Most billionaires cannot extract most of their wealth without crashing the price of their remaining assets. No doubt the gulf is still great, but it's a little smaller than the raw numbers imply.
One wonders how they can buy private jets, luxury cars, and mansions with their modest liquidity, right? It's as if they could extract their wealth over time and not all of it at once, so the remainder doesn't lose its value.
They can access credit by giving poetuons of their wealth as collateral. Do you think they sustain lavish lifestyles and have an outsized influence by crashing the stock value of their companies?
It's much easier to do this than many people think as wealthy individuals frequently borrow against their non-liquid assets. This circumvents the price drop associated with flooding the supply of some stock.
They want Bezos to be forced to sell off his assets and give the money over for government use. Sell it to who, though? Where did they get the money to buy it and why are they allowed to have that money in the first place? Why not just find out who wants to buy Bezos's assets, then take their money instead?
I hear this muddy defense of billionaires every time anyone tries to compare the wealth held by the working class vs. the ruling class, and it's pure BS.
A billionaire's net worth is measured in dollars. If that isn't a valid unit of measuringing their wealth, then find another way to measure it. The theoretical loss in stock price if they sell their holdings shouldn't factor in here, because it isn't universally true, and doesn't actually change the real-world value of their assets.
I too cannot liquidate my entire net worth without selling my house and car, cashing out my retirement accounts, and spending lots of fees in the process. Regardless, my net worth is still measured in the dollars those things are worth before I liquidate them, because that's how wealth is measured.
Musk spent $44B buying a website that has since plummeted in value, and his net worth has only skyrocketed since. It seems like wealth for billionaires does indeed work differently than wealth for the rest of us, and it is fact MORE forgiving for billionaires than it is for us.
2. Transaction costs for liquidating your wealth is materially different from selling enough to significantly affect the market for an asset. As an extreme example, large holders of a meme cryptocurrency cannot sell the majority of their holdings without crashing the value of their coin.

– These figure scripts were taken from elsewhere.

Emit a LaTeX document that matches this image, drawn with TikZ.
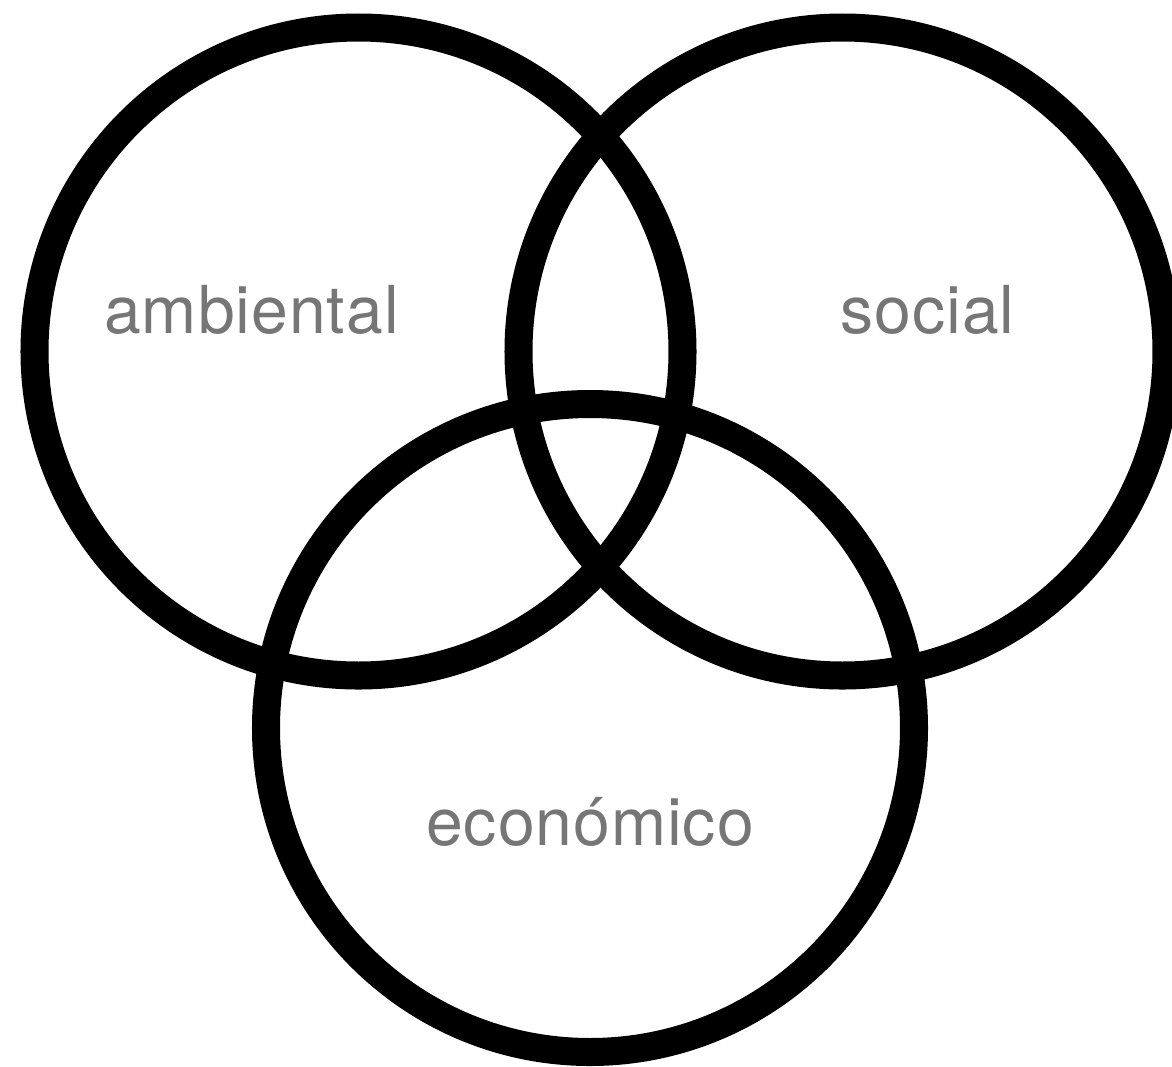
\documentclass[tikz,border=0pt]{standalone}
\usepackage{fontspec}
\setmainfont{TeX Gyre Heros}
\newfontfamily\tagfont[LetterSpace=1.5]{TeX Gyre Heros}
\usepackage{xcolor}
\usepackage{tikz}
\usetikzlibrary{positioning}
\definecolor{tagtext}{HTML}{767676}

\begin{document}
\begin{tikzpicture}[x=0.01cm, y=-0.01cm,
    ring/.style={draw=black, line width=0.28cm},
    tag/.style={anchor=base, inner sep=0pt, text=tagtext, font=\tagfont\fontsize{18.8}{22}\selectfont}]

    \useasboundingbox (0,0) rectangle (1172,1066);

    % the three circles
    \coordinate (amb) at (358.5,351.5);
    \coordinate (soc) at (842.5,351.5);
    \coordinate (eco) at (590,728);
    \draw [ring] (amb) circle [radius=324];
    \draw [ring] (soc) circle [radius=324];
    \draw [ring] (eco) circle [radius=324];

    % labels
    \node [tag] (ambtext) at (251.5,333) {ambiental};
    \node [tag] (soctext) at (927.5,333) {social};
    \node [tag] (ecotext) at (590,845) {económico};
\end{tikzpicture}
\end{document}
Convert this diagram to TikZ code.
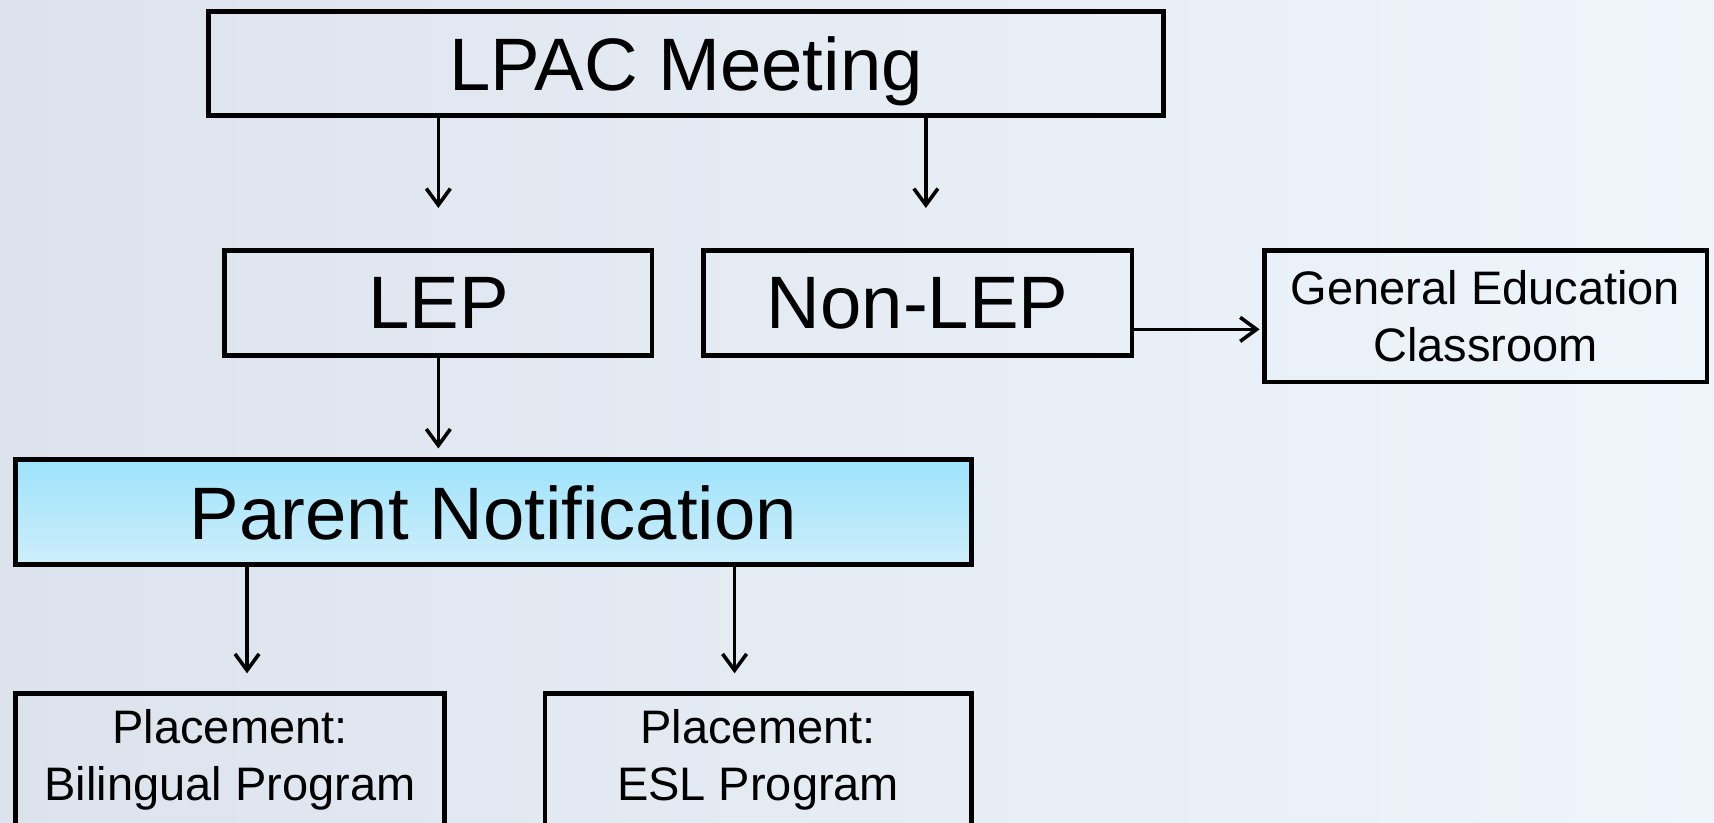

3. Borrowing works for smaller amounts if you can spread out the sales of your assets over a long period of time (or if you don't need to sell at all, e.g. if investing in something that gives you returns).
you fail to see that their net worth is dependent on everybody else’s actions: if the combined shareholders of their companies start selling for whatever reason, what happens to musk’s net worth?
the only way that rich people are rich is because other people want to get rich on their succes and that’s why they buy in. regardless of the real value produced, net worth is much like influencer reach.
No, this is true for most random people. My net worth is largely tied up in assets like my car and house - if everybody else decides these are worthless, because I live in a "bad neighborhood", or if they decide that they prefer new cars way more, I stand to lose huge proportions of my net worth.
This is no less true for the average person. If the real estate market in your area crashes and you own a house, your net worth would crash through other peoples collective action.
The only difference is that most of these billionaires are invested in a few specific companies, however there are plenty of people who (likely for bad reason) are also heavily invested in only a few companies.